David La Vere, a colleague, said that when he asked Dr. Clark where his favorite place was in Wilmington he replied, "The airport."
Dr. Townend said that Dr. Clark's biggest disappointment over the past few years was how his illness made going back to Africa difficult.
However his friends in Africa remember him well. Sue Rosenfeld, Resident Director of Boston University in Niger, met Dr. Clark in the Peace Corps in 1977. In Senegal, Dr. Clark was known as Ousmane, his Senagalese name.
"I feel as though I have been robbed," Rosenfeld said. "The world has been deprived of a wonderful, compassionate, brilliant Africanist."

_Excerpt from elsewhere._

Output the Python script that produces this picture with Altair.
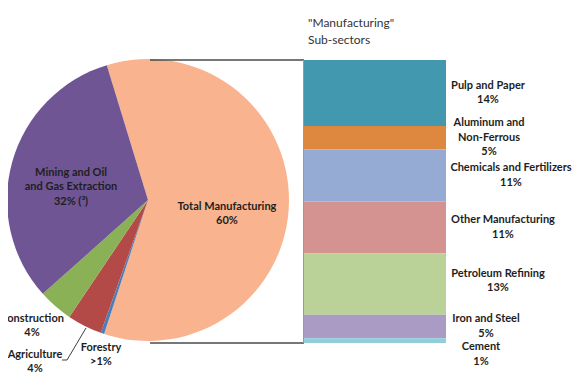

Dr. Clark often stayed in an urban settlement called Bidiancoto, she said, where his reputation among the Peuhl people was unlike any other volunteer. "I myself could bargain for bananas just by saying 'Ousmane Sow is my friend.' And the price would go down," Rosenfeld said.
"He was so at home there," she continued. "Everyone knew him and loved him. I was offered calabashfuls of cow milk, straight from the udder—an honor—because I was Ous's friend. Try explaining ‘lactose intolerant' to a Peuhl herder! Ous and I laughed about that for years."
Maria Grosz-Ngaté, the Associate Director of the African Studies Program at Indiana University, met Dr. Clark in Dakar when he took her sister under his wing on her first trip to Africa. She was stunned by his death.
"I didn't even know he was ill, and the news came as quite a shock," she wrote.
In the classroom, Dr. Clark was known for demanding excellence of his students and often assigned heavy reading assignments. Tiana Pimental, an Honors student who took his Global History class, said that she considered adding a history major while taking his class, but she doubted herself.
It's really hard to do as well as you did," Dr. Clark had told her. "I promise you, you'll make it."
Dr. Clark will be remembered for his legacy as a lifelong learner. He has inspired others to follow in his footsteps and has deeply influenced the lives of others all over the world.
"I don't envy the task of filling his shoes," said Chris Darden, a graduate of the history department.
No one as of yet has stepped up to take his office either.